I was making a presentation to the news team at Estates Gazette on Friday and as part of the story I pulled off a series of traffic graphs from Alexa to show the relative share of voice of traditional newspapers (The Guadian and New York Times), aggregators (Digg), social networking sites (Facebook) and video (YouTube).
The general story is predictable and well illustrated by the Alexa charts (check it out: one, two, three, four, five – see what I mean?) but the interesting back story is: what has happened to Digg? The site has enjoyed uninterupted growth until June and then has fallen to one third of its relative popularity. I checked out competitors, and the only one making inroads seems to be Mixx – and it’s growth doesn’t explain the fall. Any ideas?
BTW credit to the idea of comparing in this way goes to my colleague Karl.
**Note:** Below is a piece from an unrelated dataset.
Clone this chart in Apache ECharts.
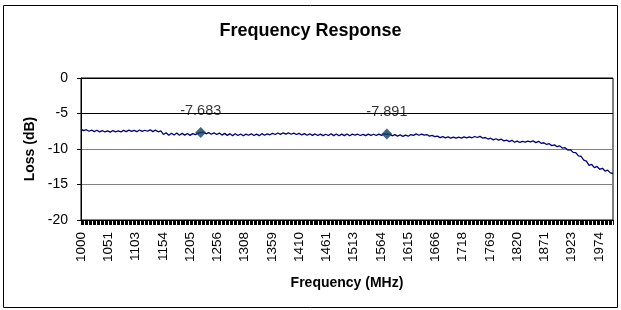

I think that this illustrates issues with Alexa, perhaps more than issues with Digg. I’m unconvinced by the accuracy or quality of Alexa (I’m not the only one:http://www.mattcutts.com/blog/a-word-about-metrics-part-ii/, http://www.cmswire.com/cms/web-publishing/alexa-from-a-to-z-the-rise-and-falter-of-a-web-pioneer-002694.php
Compete (equally invalid as a guarentee of quality suggests different behaviour to Alexa (http://siteanalytics.compete.com/digg.com+guardian.co.uk+facebook.com/?metric=uv).
Anything like Alexa that largely relies on an opt in to gather data (e.g a toolbar)) is going to have skewed results. But, unfortunately, there’s nothing much better out there yet.
I appreciate the long-standing arguments against Alexa (and others) but 1.broadly all similar sites of similar characteristics should suffer the same biases and thus the relative judgement should still stand and 2. Compete is measuring only US traffic, which suggests that the problem may be elsewhere?